There are times when I wish that I was bulletproof. Life can be confusing, weird, and painful sometimes, and it would be really nice to feel impervious to that. I’ve never been one who’s been great at separating herself from her emotions, no matter how much I would love to develop a rock-hard exoskeleton to protect me when things get tough. Sometimes, the best thing for you is something that makes you feel as if your entire being is completely shattered. In that moment, you are made of the most fragile of glasses.

This week, I had one of those being-shattering moments. I’m at a point in my life where I’m starting to figure out who I am and who I want to be, and unfortunately that sometimes means letting go of parts of my life that have been extremely important. That’s a reality of life, especially when you’re young– things break to become what they’re supposed to be. Our lives are filled with fractures, scars, and some sharp edges, which can sometimes feel like unsavory blemishes on an otherwise perfect window.

My favorite kinds of windows are stained glass. You can’t see through them, but their colors and pieces make something beautiful– they create masterpieces and tell stories in a way that my bedroom windows can’t. I can look out of my bedroom and see my lawn and the street, but I don’t really see the window in the way I see a stained glass one– my bedroom windows are just a transparent portal to what’s on the other side of them. Stained glass windows have character and call upon you to stop and pay attention to what they’re trying to say.

Nobody likes to feel fragile or fragmented, but the reality is that we are all breakable and we all have cracks in our windows. Sometimes, the entire window shatters to the floor and you have to pick up the pieces. I used to loathe those times because it was like starting from scratch, but with my window’s pieces freed from the frame, I was allowed to make my new window whatever I wanted it to be. The pieces could be in any order, and could be any color I liked. Each time it breaks, the window becomes a little more me.

No two windows break in the same way, but that’s the beauty of it. Everyone’s window tells a different story, not just of the cracks and breaks, but how we pick up the pieces and rearrange them into something new and beautiful. Our windows shouldn’t just be transparent portals to the other side of something– they should be a reflection of who we are: cracks, stains, and all. No matter how many times it breaks or how tiny the pieces are, a window is always fixable. More breaks just give you more chances to refresh the story it tells and give you more pieces to work with.

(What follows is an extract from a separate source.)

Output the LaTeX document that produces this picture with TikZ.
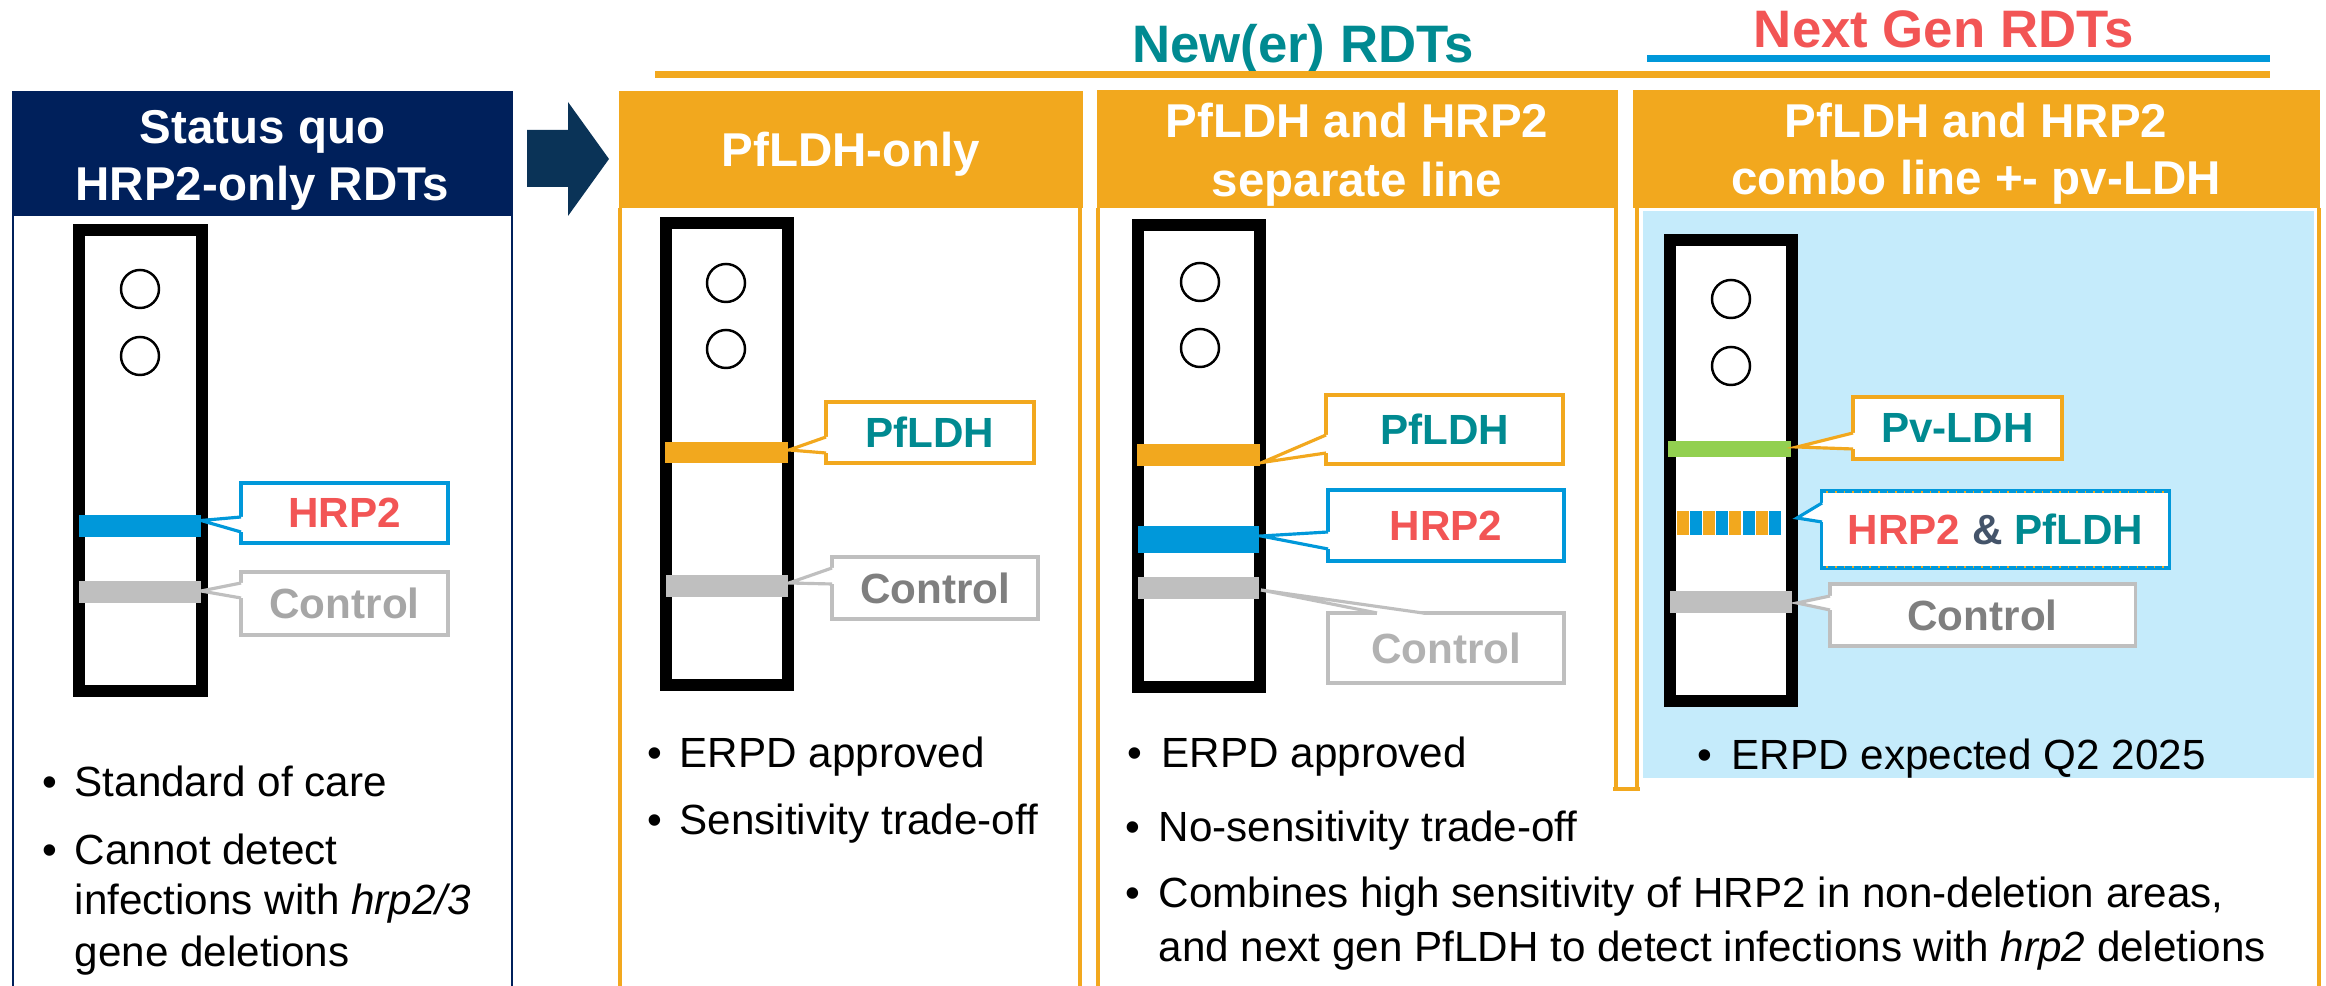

I’m still in the process of finishing my window, especially now that I have some new pieces to work with. Breaks don’t have to be all bad– they’re just an opportunity for change, revision, and storytelling. Our masterpieces are never totally complete as long as we keep experiencing life and not being afraid to change our composition. Sometimes, we have to break to rearrange ourselves into the masterpiece we are meant to become. I am not bulletproof, and right now, I’m a little broken… but I thank God every day for my ability to shatter in the right direction.